Ragazze e ragazzi, alcuni solo di undici anni, lavorano nelle concerie. Per dodici o persino quattordici ore al giorno, considerevolmente oltre il limite delle cinque ore fissato dalla legge per gli adolescenti. Nonostante l'esistenza di una legge che vieta ai bambini i lavori pericolosi, ci hanno detto che fanno loro maneggiare le pelli nei pozzi pieni di acqua e sostanze chimiche, tagliare la pelle coi rasoi, e utilizzare macchinari pericolosi senza formazione o supervisione.
Jahaj ha diciassette anni, e lavora nella conceria di Hazaribagh da quando ne aveva dodici. Ci dice che processa pelli non lavorate nel primo stadio, chiamato "blu bagnato". Gli danno guanti e stivali, ma non un grembiule. Soffre di asma, irritazione cronica della pelle e pruriti, e ci mostra ustioni da acido che gli è finito sulla pelle. Quando gli si chiede perché si sia trovato a svolgere lavori così pericolosi, spiega: «Quando ho fame, non m'importa degli acidi... devo mangiare».
Il governo bengalese è da tempo a conoscenza dei danni all'ambiente causati dalle concerie. Ci sono leggi per proteggere l'ambiente dalla contaminazione, e leggi per garantire salute e sicurezza dei lavoratori. Ma i rappresentanti dell'ispettorato governativo del lavoro hanno ammesso che «le concerie di Hazaribagh restano quasi intoccabili [dal nostro operato]». Rappresentanti del dipartimento dell'ambiente ci hanno spiegato che esiste un'intesa de facto affinché non si eseguano controlli o non si applichino le leggi per l'ambiente, perché il ministero dell'industria sta preparando un'area fuori dalla città in cui raccogliere tutte le concerie. Il progetto doveva esser già concluso nel 2005, e (a oggi) dovrebbe esser pronto entro il luglio 2013. Ma almeno fino allo scorso maggio, non una singola conceria aveva iniziato a trasferirsi nel nuovo sito.
Nel 2001 la Corte suprema del Bangladesh ha sferrato un duro colpo al governo per non aver applicato le leggi per l'ambiente che imporrebbero alle concerie di Hazaribagh l'adozione di misure adeguate per il trattamento dei propri rifiuti. Il governo ha ignorato questa sentenza. Nel 2009, la Corte suprema ha stabilito che il governo dovrebbe assicurarsi che le concerie di Hazaribagh si spostino fuori da Dacca o vengano chiuse. Il governo ha richiesto di posporne la scadenza, e ha poi ignorato la sentenza quando anche i nuovi termini erano stati superati.

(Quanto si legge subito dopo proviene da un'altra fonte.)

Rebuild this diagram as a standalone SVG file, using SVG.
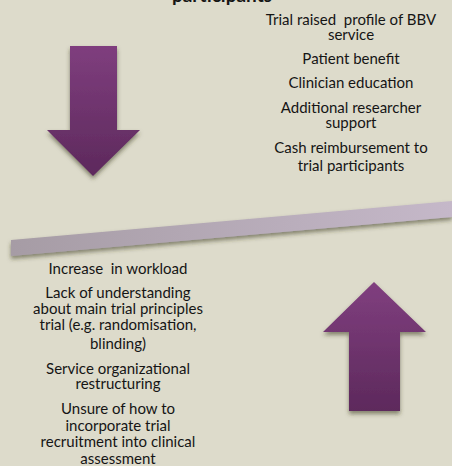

Non tutta questa pelle proviene dalle concerie di Hazaribagh, e i dati commerciali pubblicati non specificano l'area del Bangladesh dalla quale proviene la pelle. Né i regolamenti europei richiedono che le etichette ne riportino la provenienza. Ma quella delle concerie di Hazaribagh rappresenta il 90 per cento della produzione di pelle del Bangladesh, per cui è indubbio che una parte della pelle di questa terra senza-legge venga venduta in Europa sotto forma di oggetti di design, scarpe o cinte.

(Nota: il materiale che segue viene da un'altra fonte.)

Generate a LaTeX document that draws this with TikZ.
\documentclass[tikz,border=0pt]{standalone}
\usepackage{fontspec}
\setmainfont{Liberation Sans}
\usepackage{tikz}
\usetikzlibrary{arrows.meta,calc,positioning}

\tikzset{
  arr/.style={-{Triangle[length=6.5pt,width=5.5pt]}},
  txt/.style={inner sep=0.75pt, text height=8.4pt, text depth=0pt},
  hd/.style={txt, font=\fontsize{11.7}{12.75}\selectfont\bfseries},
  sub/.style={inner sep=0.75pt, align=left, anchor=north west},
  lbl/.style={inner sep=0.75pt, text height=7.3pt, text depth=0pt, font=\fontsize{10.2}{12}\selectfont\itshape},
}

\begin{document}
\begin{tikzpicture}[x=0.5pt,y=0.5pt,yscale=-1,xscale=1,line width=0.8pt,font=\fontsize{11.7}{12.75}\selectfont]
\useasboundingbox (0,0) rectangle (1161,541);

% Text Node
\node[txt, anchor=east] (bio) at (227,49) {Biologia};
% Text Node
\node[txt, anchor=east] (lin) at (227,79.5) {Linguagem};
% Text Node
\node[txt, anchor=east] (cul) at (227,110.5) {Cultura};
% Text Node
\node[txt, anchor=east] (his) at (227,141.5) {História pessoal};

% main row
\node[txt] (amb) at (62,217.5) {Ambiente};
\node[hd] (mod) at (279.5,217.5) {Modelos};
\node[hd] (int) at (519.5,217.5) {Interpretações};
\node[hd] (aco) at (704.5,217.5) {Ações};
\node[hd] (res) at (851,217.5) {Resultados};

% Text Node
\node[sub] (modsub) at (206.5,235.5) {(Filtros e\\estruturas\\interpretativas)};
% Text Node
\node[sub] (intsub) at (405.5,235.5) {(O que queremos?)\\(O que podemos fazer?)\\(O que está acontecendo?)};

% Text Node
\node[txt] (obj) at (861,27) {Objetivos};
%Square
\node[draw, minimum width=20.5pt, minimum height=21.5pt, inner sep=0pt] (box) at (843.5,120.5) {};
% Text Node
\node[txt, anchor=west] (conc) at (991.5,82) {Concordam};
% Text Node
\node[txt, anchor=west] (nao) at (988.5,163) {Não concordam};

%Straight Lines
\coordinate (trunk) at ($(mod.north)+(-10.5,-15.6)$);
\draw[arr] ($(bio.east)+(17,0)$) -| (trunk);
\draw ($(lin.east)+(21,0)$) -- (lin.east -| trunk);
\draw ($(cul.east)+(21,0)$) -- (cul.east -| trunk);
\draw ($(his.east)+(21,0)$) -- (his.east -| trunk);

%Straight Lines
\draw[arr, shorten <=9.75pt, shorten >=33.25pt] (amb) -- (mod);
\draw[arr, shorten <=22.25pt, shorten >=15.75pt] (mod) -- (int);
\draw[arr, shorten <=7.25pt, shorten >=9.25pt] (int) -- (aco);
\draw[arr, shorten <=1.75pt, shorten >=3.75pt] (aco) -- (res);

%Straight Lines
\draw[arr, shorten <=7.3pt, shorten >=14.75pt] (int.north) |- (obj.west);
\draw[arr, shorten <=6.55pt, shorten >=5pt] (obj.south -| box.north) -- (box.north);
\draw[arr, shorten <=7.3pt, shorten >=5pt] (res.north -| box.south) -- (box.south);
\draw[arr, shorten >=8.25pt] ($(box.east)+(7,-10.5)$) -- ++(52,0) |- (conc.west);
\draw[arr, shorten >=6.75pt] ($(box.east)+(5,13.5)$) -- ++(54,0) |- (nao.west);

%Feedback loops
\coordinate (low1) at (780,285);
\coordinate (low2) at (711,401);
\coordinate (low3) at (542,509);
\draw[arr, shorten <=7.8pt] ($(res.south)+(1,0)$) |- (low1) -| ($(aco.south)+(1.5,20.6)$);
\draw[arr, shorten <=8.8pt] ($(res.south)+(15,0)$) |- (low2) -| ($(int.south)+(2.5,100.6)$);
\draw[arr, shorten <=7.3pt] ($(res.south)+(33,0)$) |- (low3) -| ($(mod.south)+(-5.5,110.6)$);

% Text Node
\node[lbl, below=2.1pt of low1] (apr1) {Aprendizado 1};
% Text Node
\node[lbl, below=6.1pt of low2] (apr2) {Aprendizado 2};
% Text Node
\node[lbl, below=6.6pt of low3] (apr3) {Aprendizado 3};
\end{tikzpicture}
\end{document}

Non è dimostrabile che la pelle prodotta ad Hazaribagh verrà esposta a Bologna. Ma le aziende straniere che acquistano pelle prodotta ad Hazaribagh possono svolgere un ruolo costruttivo nel trasformare Hazaribagh in un'area governata da leggi, piuttosto che da promesse politiche infrante. Le aziende straniere, incluse quelle europee, dovrebbero assicurarsi che i loro fornitori di Hazaribagh rispettino le leggi del Bangladesh. Potrebbero, ad esempio, pretendere uno studio indipendente sulla produzione bengalese, in modo da assicurarsi che nessuna conceria scarichi i propri rifiuti senza trattarli, che non si impieghino bambini in mansioni pericolose, e che non si violino le leggi della salute e della sicurezza sul lavoro.